Se trata de un formidable compositor que desbordando hasta sus más ensoñadas aspiraciones emocionó a media Humanidad e incluso la hizo cimbrear las caderas al ritmo de sus compases, durante aquella atolondrada década conocida bajo el inocentón título de Los locos años veinte. Si bien, sus aciertos melódicos fueron tales que han superado con largueza aquel decenio, y por eso no nos extrañaríamos si cualquier mañana, mientras reparamos un enchufe o hacemos un hueco entre los polvorientos trastos del desván, nos encontrásemos tarareando La violetera (1914) o Valencia (1925), por no mencionar El relicario (1914) o, qué sé yo, Ça c’est Paris (1926), por escoger otra de sus más famosas composiciones; si hasta su Estudiantina portuguesa (1950) sirvió, con Grândola, vila morena (1964) de Jose Afonso, como himno de los capitanes sublevados, aquel memorable 25 de abril, de 1974.
Y es que la obra de José Padilla, como su propia vida, en absoluto se atuvo a España. Hoy nos parecería natural para quien, con solo diecisiete años, debutase en Madrid y, de inmediato, en Barcelona, dirigiendo sus propias zarzuelas —por cierto, la primera, El centurión (1906), con libreto del padre de Miguel Mihura—, pero en aquel recién nacido siglo XX no se me antoja nada fácil. Sin embargo, así fue y, desde 1914, José Padilla frecuentó Buenos Aires bien fuera como director de orquesta o como autor de musicales y hasta como empresario; y en cuanto a su legado: como oído atento al folklore argentino, que inspirará sus milongas y vidalas y sus muy conocidos tangos, como El taita del arrabal (1922). Si bien, su gran oportunidad le llegará a partir de 1918, cuando se convierta en un habitual de París, reclamado por el éxito de El relicario y de La violetera, a la que Maurice Ravel considera una obra maestra que deben estudiar sus alumnos de Armonía y Composición.

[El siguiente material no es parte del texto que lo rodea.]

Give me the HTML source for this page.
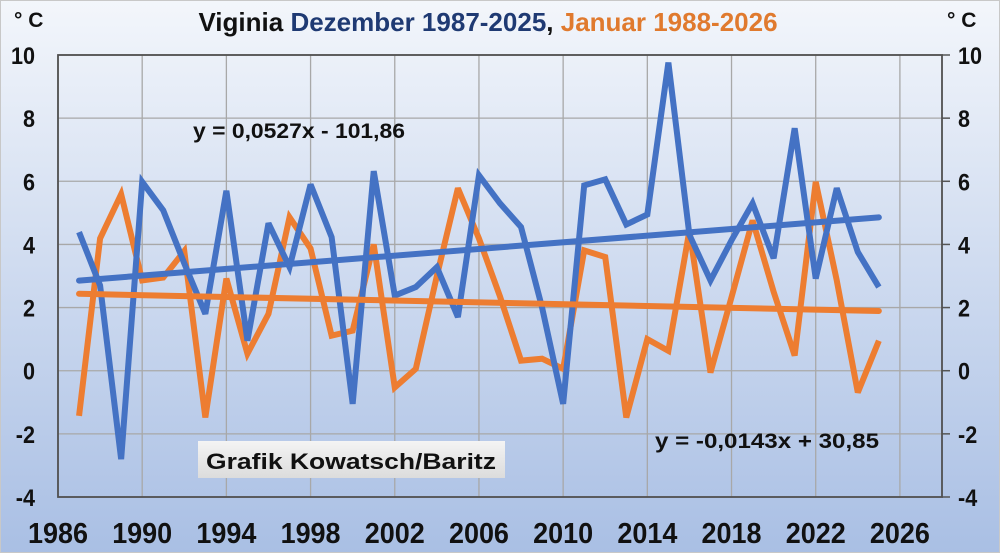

Y si El relicario había alcanzado la apabullante cifra de ventas de ciento diez mil discos de pizarra, tras estrenar Mistinguett Valencia, el 11 de noviembre de 1925, en el Moulin Rouge, no se adivinaba ya límite para las composiciones de José Padilla, pues este pasodoble produjo solo en un año veinticinco millones de francos cuando los discos aún eran para aquellos gramófonos con bocina y la radio, un invento traído del futuro. Para entonces, también interpretaba en el Folies Bergere otra de sus composiciones Joséphine Baker y, luego, vendrían Maurice Chevalier, o Tito Schipa, o Concha Piquer, o Montserrat Caballé o, como todavía lo recordamos, en la voz de Sara Montiel o de Barbra Streisand, o de tantos otros que se han sumado a esta deslumbrante nómina que inició, en 1914, Raquel Meller cuando internacionalizó La violetera. Pensemos que el gran venero de sus canciones —musicales, revistas y zarzuelas— reúne unas cuantas decenas de títulos, a los que Broadway no fue ajeno, y que entre bandas sonoras e introducciones diegéticas sus melodías aparecen en más de trescientas películas, en tanto que, con su orquesta, recorrió varias veces cuanto del mundo le fue permitido. Incluso nos legó obras de cámara y aun piezas religiosas, aunque no firmara una solemne sinfonía o alguna rotunda ópera para colofón de esta larga carrera que no concluirá sino las vísperas de 1960, año cuando falleció en su hotelito de Madrid.
Solo me resta por añadir un episodio que, aun siendo anecdótico, demuestra su estatura: le ganó un pleito a Charles Chaplin por utilizar sin su permiso la melodía de La violetera como leitmotiv de la florista ciega, en Luces de la ciudad (1931). Y, al escribir esto, advierto que José Padilla, sin duda, perteneció a esa casta de artistas almerienses que, aun ignorados por la mayoría, cambió nuestra más palpable inmediatez como, por ejemplo, los pintores indalianos —Perceval, Capuleto, Cañadas, Alcaraz, Cantón Checa…—, quienes transformaron la figuración de la Posguerra con una imaginería entre ingenua y sumamente expresiva que dulcificó la calamidad visual del momento; o esa pareja asombrosa de José María Artero y de Carlos Pérez Siquier que modernizaron la fotografía nacional cuando, en 1956, se les ocurrió editar la revista Afal, como órgano de la asociación de fotógrafos de la provincia y, además, como buzón abierto para cualquier fotógrafo disconforme con el pictorialismo reinante. No obstante, si algo me da la verdadera dimensión de lo que supuso —y quizás aún suponga— la música de José Padilla sea contemplar esa secuencia de Ninotchka (1941), donde Greta Garbo tararea livianamente Ça c’est Paris.